Tuesday, March 24, 2009

Exploring XML Using Haskell

I am trying to learn how to process XML using Haskell and I haven't found any "Hello World" tutorials on how to just access various nodes and attributes of an XML document using HaXml.

The following is a transcript of a ghci session I had tonight (minus a handful of bloopers).

I'm not a Haskell expert so expect less than stellar Haskell code. My main purpose for writing this is to give others a jumping off point into HaXml.

First I started ghci:
tim@laptop:~$ ghci
GHCi, version 6.10.1: http://www.haskell.org/ghc/ :? for help
Then I declared a String that held my XML document text (formatted to fit your screen):
Prelude> let xmlText = "<?xml version=\"1.0\"?><order>
<part number="\">Hammer</part>
<part number="\">Nail</part>
</order>"
Before I can parse the XML, I'll need to import some of HaXml's libraries. The :m +
command will do that for us:
Prelude> :m +Text.XML.HaXml
Prelude Text.XML.HaXml> :m +Text.XML.HaXml.Parse
Now I can parse the XML and extract just the root of the document:
Prelude Text.XML.HaXml Text.XML.HaXml.Parse> let (Document _ _ root _) = xmlParse "(No Document)" xmlText
Actually, no parsing has taken place yet. xmlParse is lazy and will only parse the XML text when necessary.

The first argument to xmlParse is "(No Document)". That's just a dummy value that's used by HaXml for error reporting purposes. If I had parsed XML from a file, I would have substituted the file name for the dummy value.

Let's see what type the root has:
Prelude Text.XML.HaXml Text.XML.HaXml.Parse> :t root
root :: Element Text.XML.HaXml.Posn.Posn
The combinators I'll be using expect a Content value not an Element. So let's create a Content value from this Element. But first we need to load another module:
Prelude Text.XML.HaXml Text.XML.HaXml.Parse> :m +Text.XML.HaXml.Posn
Having all these modules in the prompt is getting annoying. Let's remove them:
Prelude Text.XML.HaXml Text.XML.HaXml.Parse Text.XML.HaXml.Posn> :set prompt "> "
Now our prompt will just be the > character followed by a space.

And now we can wrap the Element value in a Content value:
> let rootElem = CElem root noPos
> :t rootElem
rootElem :: Content Posn
To select nodes in the XML tree we can use the tag function:
> :t tag
tag :: String -> Content i -> [Content i]
It takes a String and a Content value (our document root) and returns potentially multiple Content values (each node whose tag name matched the supplied String).

Let's see the type of value we get when we supply tag with a String:
> :t tag "order"
tag "order" :: Content i -> [Content i]
No surprise there if you're familiar with currying.

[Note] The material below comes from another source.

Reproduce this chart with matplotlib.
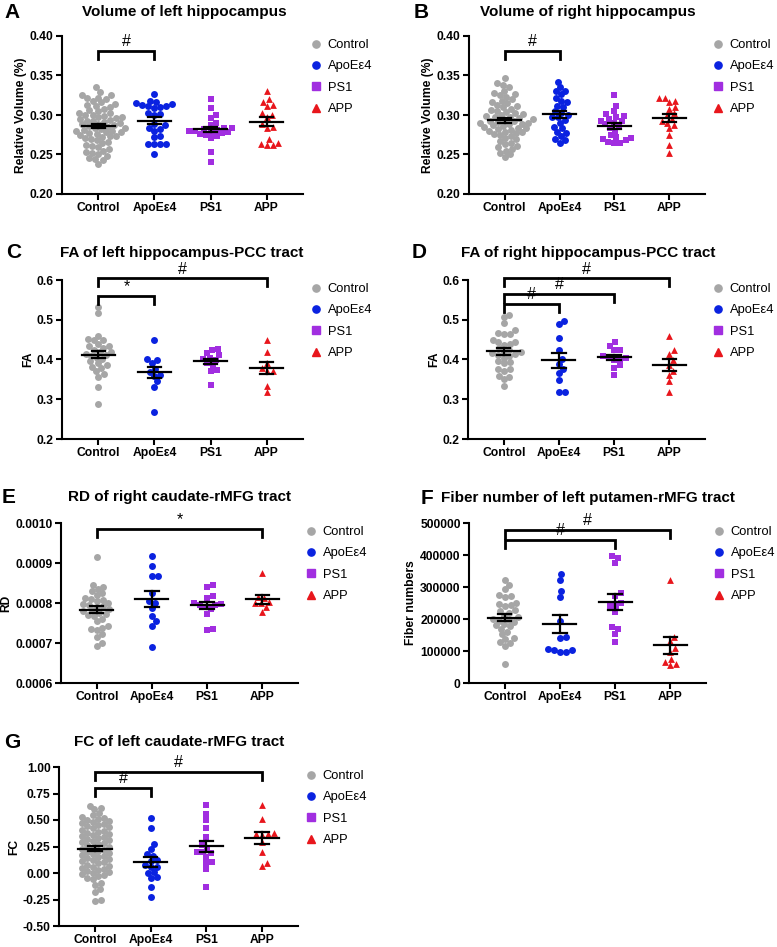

And let's see the type of the value returned from tag when both a String and a Content value are supplied:
> :t tag "order" rootElem
tag "order" rootElem :: [Content Posn]
How many element names matched "order"?
> length $ tag "order" rootElem
1
You can search for tags within tags using the /> function. Notice that the chained functions below have the same type as the tag function:
> :t tag "order" /> tag "part"
tag "order" /> tag "part" :: Content i -> [Content i]
Let's search for "part" tags within the "order" tag and see how many nodes we get (it should be 2 because we have 2 orders in our XML text):
> length $ tag "order" /> tag "part" $ rootElem
2
Let's grab just the first "part" element and examine its type:
> let firstPart = (tag "order" /> tag "part" $ rootElem) !! 0
> :t firstPart
firstPart :: Content Posn
Great. We now have a single XML element in firstPart.

Let's poke around the internals of firstPart. To do that we'll pattern match on firstPart:
> let (CElem (Elem name attributes _) _) = firstPart
Now we can look at the part elements tag name:
> name
"part"
And see how the attributes are stored:
> :t attributes
attributes :: [Attribute]
That makes sense since an element can have multiple attributes.

We know that this node just has one attribute so let's grab it:
> let (attrName, _) = attributes !! 0
> attrName
"number"
The second part of an Attribute is an AttValue which is a list of "Either String Reference" values. I'm not sure why this is. I thought that a single attribute could only have one value. Perhaps not?

Let's grab the first attribute's AttValue:
> let (_, attrValue) = attributes !! 0
> :t attrValue
attrValue :: AttValue
And now we'll grab the list of Either values and store the first one in "firstAttrValue":
> let (AttValue (firstAttrValue:_)) = attrValue
> :t firstAttrValue
firstAttrValue :: Either String Reference
Now we'll try to access the attribute String:
> let (Left value) = firstAttrValue
> value
"101"
Sure enough, the first "part" has a part number of "101".